Attribution engines, D’Loren believes, have the ability to drive what will be “the ultimate win” in livestreaming: harnessing the power of micro- and nano-influencers who can drive engagement and earn money the way affiliates do today. “I personally believe that’s where it’s all headed,” D’Loren said.
Verb is also working on allowing influencers to choose products from across brands and manufacturers and to sell them on Market. Using the platform, Cutaia noted, influencers will then be able to simulcast their stream to their own social media channels.
“That’s something that you’re not going to see happening in QVC and HSN land,” he added. “It’s not what they do. It’s not what they need to do. I think they’re going to continue to focus on what they do really, really well. And what we’ll do here, I think, is the future.”
Verb, of course, is not the only company attempting to bring live selling to the internet. Retail giants like Amazon and Walmart have gotten into livestreaming, as well as newcomers, like the fashion resale platform Galaxy.
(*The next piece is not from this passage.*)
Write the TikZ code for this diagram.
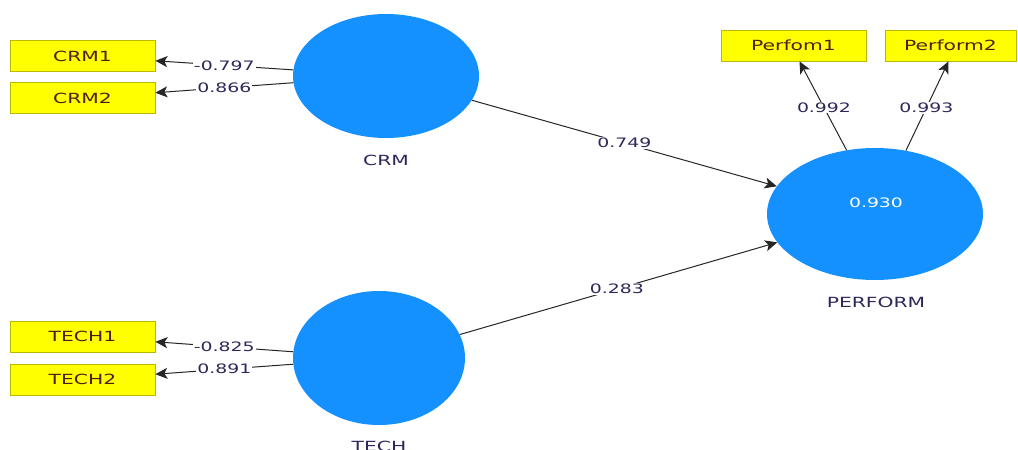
\documentclass[tikz,border=0pt]{standalone}
\usepackage{fontspec}
\setmainfont{DejaVu Sans}
\usetikzlibrary{shapes.geometric,arrows.meta}
\definecolor{lvblue}{RGB}{20,144,255}
\definecolor{mvyellow}{RGB}{255,255,0}
\definecolor{mvborder}{RGB}{185,185,0}
\definecolor{mvtext}{RGB}{80,30,20}
\definecolor{lbltext}{RGB}{45,40,90}
\newcommand{\sx}[1]{\scalebox{1.45}[1]{#1}}
\begin{document}
\begin{tikzpicture}[x=1pt,y=-1pt,
  latent/.style={ellipse, fill=lvblue, draw=none, inner sep=0pt},
  mv/.style={rectangle, draw=mvborder, line width=0.8pt, fill=mvyellow, minimum width=145pt, minimum height=31pt, inner sep=0pt, text=mvtext, font=\fontsize{14}{14}\selectfont},
  load/.style={fill=white, inner sep=1pt, text=lbltext, font=\fontsize{13}{13}\selectfont},
  lvname/.style={text=lbltext, font=\fontsize{14}{14}\selectfont},
  conn/.style={draw=black!85, line width=1pt, -{Stealth[length=12pt,width=11pt,inset=3pt]}}]
\useasboundingbox[fill=white] (0,0) rectangle (1018,450);
\clip (0,0) rectangle (1018,450);

% latent variables
\node[latent, minimum width=186pt, minimum height=124pt] (crm) at (386,76) {};
\node[latent, minimum width=172pt, minimum height=134pt] (tech) at (379,358) {};
\node[latent, minimum width=216pt, minimum height=132pt] (perf) at (875,214) {};
\node[text=white, font=\fontsize{13}{13}\selectfont] (r2) at (876,203) {\sx{0.930}};

\node[lvname] (crmname) at (386,160) {\sx{CRM}};
\node[lvname] (techname) at (379,446) {\sx{TECH}};
\node[lvname] (perfname) at (876,302) {\sx{PERFORM}};

% manifest variables
\node[mv] (crm1) at (82.5,56) {\sx{CRM1}};
\node[mv] (crm2) at (82.5,98) {\sx{CRM2}};
\node[mv] (tech1) at (82.5,336.5) {\sx{TECH1}};
\node[mv] (tech2) at (82.5,379.5) {\sx{TECH2}};
\node[mv] (perf1) at (793.5,45.5) {\sx{Perfom1}};
\node[mv, minimum width=131pt] (perf2) at (950.5,45.5) {\sx{Perform2}};

% outer loadings
\draw[conn] (crm) -- node[load,pos=0.5]{\sx{-0.797}} (crm1);
\draw[conn] (crm) -- node[load,pos=0.5]{\sx{0.866}} (crm2);
\draw[conn] (tech) -- node[load,pos=0.5]{\sx{-0.825}} (tech1);
\draw[conn] (tech) -- node[load,pos=0.5]{\sx{0.891}} (tech2);
\draw[conn] (perf.114) -- node[load,pos=0.48]{\sx{0.992}} ([xshift=6pt]perf1.south);
\draw[conn] (perf.64) -- node[load,pos=0.48]{\sx{0.993}} ([xshift=-2pt]perf2.south);

% path coefficients
\draw[conn] (crm) -- node[load,pos=0.5]{\sx{0.749}} (perf);
\draw[conn] (tech) -- node[load,pos=0.495]{\sx{0.283}} (perf);
\end{tikzpicture}
\end{document}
Cutaia, however, sees awareness as “the only thing” holding back livestream shopping in the U.S. and embraces competitors entering the space.
“I think that’s the greatest thing that could possibly happen because that allows us to leverage their balance sheet and their marketing spend to help create awareness for everybody else on the planet, that this exists,” he said.
Though China has been held up as the poster child for livestreaming’s potential, Cutaia believes the U.S. could see even greater adoption over time. “As big as it is in China, it could probably be even bigger already but for the intervention of the government,” he said. The CEO also pointed to the United States’ decades-long familiarity with traditional live shopping companies like QVC and HSN.
D’Loren is similarly bullish on livestreaming, predicting that it will become “a very significant portion” of e-commerce in the U.S.
“Twelve years ago when we started Xcel, most CEOs that I spoke with from major retailers thought that e-commerce meant nothing for apparel,” he said. “Well, tell that to the guys at Shein.”